Lincoln’s all-new 2020 Aviator comes in two versions, the conventionally-powered Aviator and the Aviator Grand Touring plug-in-hybrid. Both luxury SUVs feature a 3.0-liter twin-turbocharged V-6 engine, which in the Aviator is rated at 400 horsepower and 415 lb-ft torque. The Grand Touring adds a 101 horsepower electric motor and a 13.6 kWh lithium-ion battery pack. Adding the electric motor to the V-6 increases output to a combined 494 horsepower and 630 lb-ft torque.
That kind of power means the Aviator Grand Touring has V-8 big block-like performance, with acceleration coming on strong courtesy of an electric motor that deliver loads of torque from zero rpm. Hybrid power also means better fuel economy than a conventionally powered model, with the Grand Touring variant offering an EPA combined fuel economy rating of 23 mpg, compared to 20 mpg for the all-wheel-drive version of the conventional Aviator. The Aviator Grand Touring comes only with AWD while the conventional model has the option of rear-wheel drive.

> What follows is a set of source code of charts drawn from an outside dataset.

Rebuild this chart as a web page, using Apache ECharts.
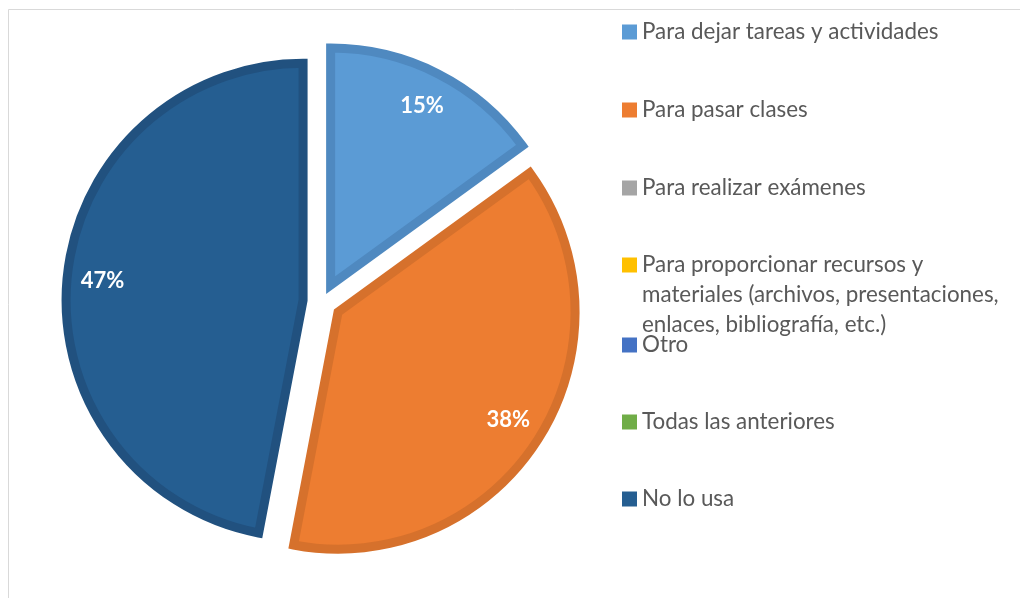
<!DOCTYPE html>
<html>
<head>
<meta charset="utf-8">
<script src="https://cdn.jsdelivr.net/npm/echarts@6/dist/echarts.min.js"></script>
<style>
html,body{margin:0;padding:0;background:#fff;}
#chart{width:1020px;height:598px;}
</style>
</head>
<body>
<div id="chart"></div>
<script>
const categories = [
  'Para dejar tareas y actividades',
  'Para pasar clases',
  'Para realizar exámenes',
  'Para proporcionar recursos y\nmateriales (archivos, presentaciones,\nenlaces, bibliografía, etc.)',
  'Otro',
  'Todas las anteriores',
  'No lo usa'
];
const values = [15, 38, 0, 0, 0, 0, 47];
const colors = ['#5B9BD5', '#ED7D31', '#A5A5A5', '#FFC000', '#4472C4', '#70AD47', '#255E91'];
const borderColors = ['#4F89C0', '#D6712C', '#959595', '#E6AD00', '#3D66B0', '#65A040', '#21517F'];

const chart = echarts.init(document.getElementById('chart'), null, {renderer: 'canvas'});

const mainData = categories.map((name, i) => ({
  name: name,
  value: values[i],
  selected: values[i] > 0,
  itemStyle: {
    color: colors[i],
    borderColor: borderColors[i],
    borderWidth: values[i] > 0 ? 9 : 0
  }
}));
const labelData = categories.map((name, i) => ({
  name: name,
  value: values[i],
  selected: values[i] > 0
}));

const FONT = 'Lato';
const legendText = {color: '#595959', fontFamily: FONT, fontSize: 22.4, lineHeight: 30};
const legendBase = {
  orient: 'vertical',
  left: 622,
  padding: 0,
  itemWidth: 15,
  itemHeight: 15,
  itemTextGap: 4,
  icon: 'rect',
  itemStyle: {borderWidth: 0},
  selectedMode: false,
  textStyle: legendText
};

chart.setOption({
  animation: false,
  backgroundColor: '#fff',
  color: colors,
  graphic: [{
    type: 'rect',
    silent: true,
    shape: {x: 8.5, y: 9.5, width: 1200, height: 800},
    style: {fill: 'none', stroke: '#D9D9D9', lineWidth: 1}
  }],
  legend: [
    Object.assign({}, legendBase, {
      top: 17, itemGap: 48,
      data: [categories[0], categories[1], categories[2]]
    }),
    Object.assign({}, legendBase, {
      top: 190,
      formatter: name => '\n\n' + name,
      data: [categories[3]]
    }),
    Object.assign({}, legendBase, {
      top: 330, itemGap: 47,
      data: [categories[4], categories[5], categories[6]]
    })
  ],
  series: [{
    type: 'pie',
    center: [322, 302],
    radius: [0, 237],
    startAngle: 90,
    clockwise: true,
    selectedMode: 'multiple',
    selectedOffset: 19,
    avoidLabelOverlap: false,
    percentPrecision: 0,
    silent: true,
    emphasis: {disabled: true},
    itemStyle: {borderJoin: 'miter', borderMiterLimit: 10},
    label: {show: false},
    labelLine: {show: false},
    data: mainData
  }, {
    type: 'pie',
    center: [322, 302],
    radius: [160, 237],
    startAngle: 90,
    clockwise: true,
    selectedMode: 'multiple',
    selectedOffset: 19,
    avoidLabelOverlap: false,
    percentPrecision: 0,
    silent: true,
    emphasis: {disabled: true},
    itemStyle: {color: 'transparent', borderWidth: 0},
    label: {
      show: true,
      position: 'inside',
      color: '#fff',
      fontFamily: FONT,
      fontWeight: 'bold',
      fontSize: 22,
      formatter: p => p.value > 0 ? p.percent + '%' : ''
    },
    labelLine: {show: false},
    data: labelData
  }]
});
</script>
</body>
</html>
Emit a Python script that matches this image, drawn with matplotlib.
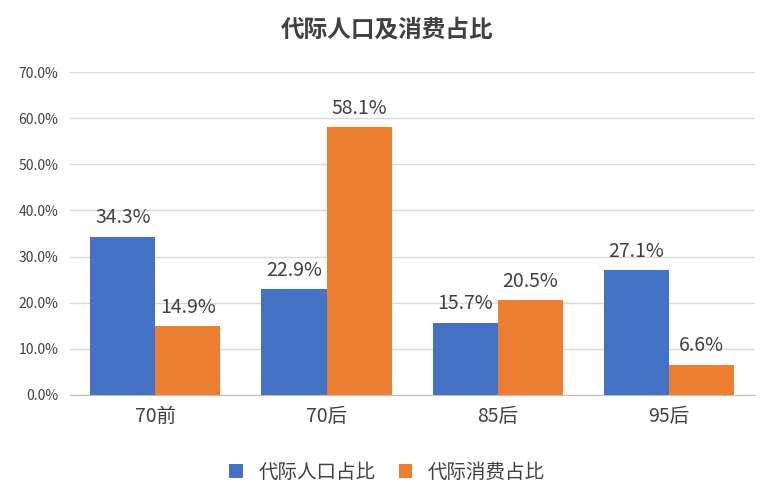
import matplotlib.pyplot as plt
from matplotlib import font_manager
import numpy as np

cjk = [f.name for f in font_manager.fontManager.ttflist if 'CJK' in f.name]
plt.rcParams['font.family'] = 'sans-serif'
plt.rcParams['font.sans-serif'] = sorted(set(cjk)) + ['Noto Sans CJK SC', 'DejaVu Sans']

categories = ['70前', '70后', '85后', '95后']
population = [34.3, 22.9, 15.7, 27.1]
consumption = [14.9, 58.1, 20.5, 6.6]
series_names = ['代际人口占比', '代际消费占比']
colors = ['#4472C4', '#ED7D31']

fig = plt.figure(figsize=(7.74, 5), dpi=100)
ax = fig.add_axes([0.09, 0.21, 0.885, 0.646])

x = np.arange(len(categories))
w = 0.38
b1 = ax.bar(x - w / 2, population, w, color=colors[0], label=series_names[0], zorder=3)
b2 = ax.bar(x + w / 2, consumption, w, color=colors[1], label=series_names[1], zorder=3)
for bars in (b1, b2):
    for r in bars:
        ax.text(r.get_x() + r.get_width() / 2, r.get_height() + 1.8, '%.1f%%' % r.get_height(),
                ha='center', va='bottom', fontsize=14, color='#404040')

ax.set_xlim(-0.5, 3.5)
ax.set_ylim(0, 70)
ax.set_yticks(np.arange(0, 71, 10))
ax.set_yticklabels(['%.1f%%' % v for v in np.arange(0, 71, 10)], fontsize=10, color='#404040')
ax.set_xticks(x)
ax.set_xticklabels(categories, fontsize=14, color='#404040')
ax.tick_params(length=0, pad=8)
ax.yaxis.grid(True, color='#D9D9D9', linewidth=1, zorder=0)
for s in ['top', 'right', 'left']:
    ax.spines[s].set_visible(False)
ax.spines['bottom'].set_color('#BFBFBF')

fig.suptitle('代际人口及消费占比', y=0.965, fontsize=17, fontweight='bold', color='#404040')
fig.legend(loc='lower center', ncol=2, frameon=False, fontsize=14, bbox_to_anchor=(0.5, 0.0),
           handlelength=0.7, handleheight=0.7, columnspacing=1.2, labelcolor='#404040')

fig.savefig('out.png', dpi=100)
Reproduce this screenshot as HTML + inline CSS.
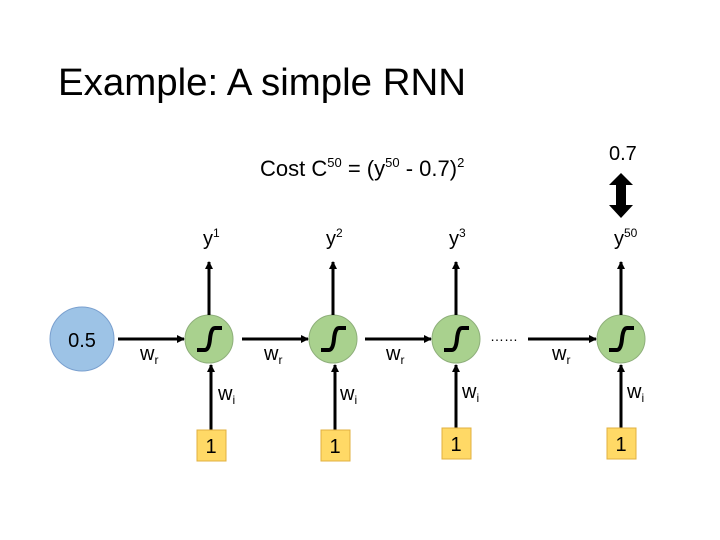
<!DOCTYPE html>
<html><head><meta charset="utf-8"><style>
html,body{margin:0;padding:0;background:#fff}
svg{display:block}
text{font-family:"Liberation Sans",sans-serif;fill:#000}
</style></head><body>
<svg width="720" height="540" viewBox="0 0 720 540" xmlns="http://www.w3.org/2000/svg">
<defs>
<marker id="a" markerWidth="8" markerHeight="8" refX="7" refY="4" orient="auto" markerUnits="userSpaceOnUse">
<path d="M0,0 L8,4 L0,8 z" fill="#000"/></marker>
<g id="sig"><circle r="24" fill="#a9d18e" stroke="#8eaf7a" stroke-width="1"/>
<path d="M-12,11 L-4,11 Q0,11 1,0 Q2,-11 6,-11 L13,-11" fill="none" stroke="#000" stroke-width="4"/></g>
</defs>
<text x="58" y="95" font-size="38" textLength="408" lengthAdjust="spacingAndGlyphs">Example: A simple RNN</text>
<text x="260" y="176" font-size="22">Cost C<tspan font-size="13" dy="-9">50</tspan><tspan dy="9"> = (y</tspan><tspan font-size="13" dy="-9">50</tspan><tspan dy="9"> - 0.7)</tspan><tspan font-size="13" dy="-9">2</tspan></text>
<text x="609" y="160" font-size="20">0.7</text>
<path d="M621,173 L633,185 L626,185 L626,205 L633,205 L621,218 L609,205 L616,205 L616,185 L609,185 z" fill="#000"/>
<circle cx="82" cy="339" r="32" fill="#9dc3e6" stroke="#7aa0cf" stroke-width="1"/>
<text x="82" y="347" font-size="20" text-anchor="middle">0.5</text>
<g stroke="#000" stroke-width="3" fill="none">
<line x1="118" y1="339" x2="184" y2="339" marker-end="url(#a)"/>
<line x1="242" y1="339" x2="308" y2="339" marker-end="url(#a)"/>
<line x1="365" y1="339" x2="431" y2="339" marker-end="url(#a)"/>
<line x1="528" y1="339" x2="596" y2="339" marker-end="url(#a)"/>
</g>
<text x="490" y="341" font-size="14">……</text>
<g>
<use href="#sig" x="209" y="339"/><use href="#sig" x="333" y="339"/><use href="#sig" x="456" y="339"/><use href="#sig" x="621" y="339"/>
</g>
<g stroke="#000" stroke-width="3">
<line x1="209" y1="315" x2="209" y2="262" marker-end="url(#a)"/>
<line x1="333" y1="315" x2="333" y2="262" marker-end="url(#a)"/>
<line x1="456" y1="315" x2="456" y2="262" marker-end="url(#a)"/>
<line x1="621" y1="315" x2="621" y2="262" marker-end="url(#a)"/>
<line x1="211" y1="430" x2="211" y2="365" marker-end="url(#a)"/>
<line x1="335" y1="430" x2="335" y2="365" marker-end="url(#a)"/>
<line x1="456" y1="430" x2="456" y2="365" marker-end="url(#a)"/>
<line x1="621" y1="430" x2="621" y2="365" marker-end="url(#a)"/>
</g>
<g fill="#ffd966" stroke="#e0b040" stroke-width="1">
<rect x="197" y="430" width="29" height="31"/><rect x="321" y="430" width="29" height="31"/>
<rect x="442" y="428" width="29" height="31"/><rect x="607" y="428" width="29" height="31"/>
</g>
<g font-size="20" text-anchor="middle">
<text x="211" y="453">1</text><text x="335" y="453">1</text><text x="456" y="451">1</text><text x="621" y="451">1</text>
</g>
<g font-size="20">
<text x="203" y="245">y<tspan font-size="12" dy="-8">1</tspan></text>
<text x="326" y="245">y<tspan font-size="12" dy="-8">2</tspan></text>
<text x="449" y="245">y<tspan font-size="12" dy="-8">3</tspan></text>
<text x="614" y="245">y<tspan font-size="12" dy="-8">50</tspan></text>
<text x="140" y="360">w<tspan font-size="12" dy="4">r</tspan></text>
<text x="264" y="360">w<tspan font-size="12" dy="4">r</tspan></text>
<text x="386" y="360">w<tspan font-size="12" dy="4">r</tspan></text>
<text x="552" y="360">w<tspan font-size="12" dy="4">r</tspan></text>
<text x="218" y="400">w<tspan font-size="12" dy="4">i</tspan></text>
<text x="340" y="400">w<tspan font-size="12" dy="4">i</tspan></text>
<text x="462" y="398">w<tspan font-size="12" dy="4">i</tspan></text>
<text x="627" y="398">w<tspan font-size="12" dy="4">i</tspan></text>
</g>
</svg>
</body></html>
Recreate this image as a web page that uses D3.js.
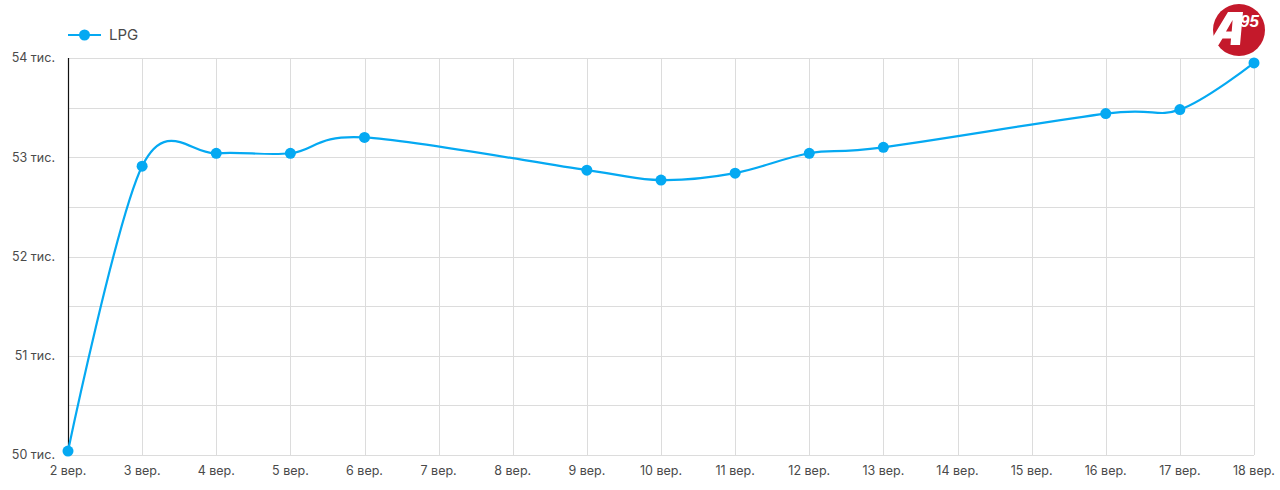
<!DOCTYPE html>
<html><head><meta charset="utf-8">
<script src="https://cdn.jsdelivr.net/npm/d3@7"></script>
<style>
html,body{margin:0;padding:0;background:#fff;}
svg{display:block;font-family:Inter,"Open Sans","Noto Sans",sans-serif;}
</style></head><body>
<svg id="c" width="1280" height="490"></svg>
<script>
const categories = ["2 вер.","3 вер.","4 вер.","5 вер.","6 вер.","7 вер.","8 вер.","9 вер.","10 вер.","11 вер.","12 вер.","13 вер.","14 вер.","15 вер.","16 вер.","17 вер.","18 вер."];
const lpgValues = [50040, 52910, 53040, 53040, 53200, null, null, 52870, 52770, 52840, 53040, 53100, null, null, 53440, 53480, 53950];
const yTicks = [50000, 51000, 52000, 53000, 54000];
const yTickLabels = ["50 тис.","51 тис.","52 тис.","53 тис.","54 тис."];
const seriesName = "LPG";

const svg = d3.select("#c");
const m = {l:68, r:1254, t:58, b:455};
const color = "#05a9f2";

const x = d3.scalePoint().domain(categories).range([m.l, m.r]);
const y = d3.scaleLinear().domain([50000, 54000]).range([m.b, m.t]);

// grid
const grid = svg.append("g");
grid.selectAll(".h").data(d3.range(50000, 54001, 500)).join("line")
  .attr("x1", m.l).attr("x2", m.r)
  .attr("y1", d=>Math.round(y(d))+0.5).attr("y2", d=>Math.round(y(d))+0.5)
  .attr("stroke", "#dcdcdc").attr("stroke-width", 1);
grid.selectAll(".v").data(categories.slice(1)).join("line")
  .attr("x1", d=>Math.round(x(d))+0.5).attr("x2", d=>Math.round(x(d))+0.5)
  .attr("y1", m.t).attr("y2", m.b)
  .attr("stroke", "#dcdcdc").attr("stroke-width", 1);

// left axis line
svg.append("line").attr("x1", m.l+0.5).attr("x2", m.l+0.5).attr("y1", m.t).attr("y2", m.b)
  .attr("stroke", "#111").attr("stroke-width", 1.2);

// y labels
svg.append("g").selectAll("text").data(yTicks).join("text")
  .attr("x", 55).attr("y", d=>y(d)).attr("dy", "0.35em")
  .attr("text-anchor", "end").attr("font-size", 12.5).attr("fill", "#4a4a4a")
  .text((d,i)=>yTickLabels[i]);

// x labels
svg.append("g").selectAll("text").data(categories).join("text")
  .attr("x", d=>x(d)).attr("y", 475)
  .attr("text-anchor", "middle").attr("font-size", 12.5).attr("fill", "#4a4a4a")
  .text(d=>d);

// line
const pts = categories.map((c,i)=>({c, v:lpgValues[i]})).filter(d=>d.v!==null);
const line = d3.line().x(d=>x(d.c)).y(d=>y(d.v)).curve(d3.curveCardinal.tension(0));
svg.append("path").datum(pts).attr("d", line)
  .attr("fill", "none").attr("stroke", color).attr("stroke-width", 2.2);
svg.append("g").selectAll("circle").data(pts).join("circle")
  .attr("cx", d=>x(d.c)).attr("cy", d=>y(d.v)).attr("r", 5.5).attr("fill", color);

// legend
const lg = svg.append("g");
lg.append("line").attr("x1", 68).attr("x2", 101).attr("y1", 35).attr("y2", 35)
  .attr("stroke", color).attr("stroke-width", 2.2);
lg.append("circle").attr("cx", 84.5).attr("cy", 35).attr("r", 5.5).attr("fill", color);
lg.append("text").attr("x", 109).attr("y", 35).attr("dy", "0.35em")
  .attr("font-size", 15).attr("fill", "#4a4a4a").text(seriesName);

// logo
const logo = svg.append("g");
logo.append("circle").attr("cx", 1239).attr("cy", 30).attr("r", 26).attr("fill", "#c4192b");
logo.append("path")
  .attr("d", "M1208,45 L1228,12 L1243,12 L1240,45 L1230.5,45 L1231,38.5 L1222.5,38.5 L1218.5,45 Z M1226,31.5 L1231.7,31.5 L1232.6,20 Z")
  .attr("fill", "#fff").attr("fill-rule", "evenodd");
logo.append("text").attr("x", 1240).attr("y", 27)
  .attr("font-size", 17).attr("font-weight", 900).attr("font-style", "italic")
  .attr("font-family", "Liberation Sans, Arial, sans-serif")
  .attr("fill", "#fff").text("95");
</script>
</body></html>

The Aviator Grand Touring uses Ford’s innovative new modular hybrid transmission that’s also used in the 2020 Ford Explorer Limited Hybrid and Ford Police Interceptor Utility Hybrid It was created by essentially inserting an electric motor and disconnect clutch between the engine and torque converter on Ford’s 10-speed SelectShift automatic transmission. The MHT shares about 90 percent of its components with Ford’s conventional 10-speed automatic.
Drivers are afforded 21 miles of all-electric driving in the plug-in hybrid for typical around-town needs. The Aviator Touring’s 13.6 kWh battery pack features under-floor packaging that does not infringe on interior space, so this 7 passenger SUV’s cargo-carrying capacity is not compromised when the third row seating is folded flat. Charging a depleted battery takes three-to-four hours using a 240-volt Level 2 charger.
All Aviators have five Lincoln Drive Modes that change the suspension settings, steering, shift points, and ride height with the optional Air Glide Suspension. The Aviator Grand Touring has two additional modes – Pure EV for all-electric driving and Preserve EV to save stored electrical energy for later use. The Aviator can tow 6,700 pounds while the Aviator Grand Touring can tow 5,600 pounds.
Lincoln’s all-new Aviator offers a point of entry at $51,500 for the base rear-drive model, with the Grand Touring plug-in hybrid variant coming in at $68,000.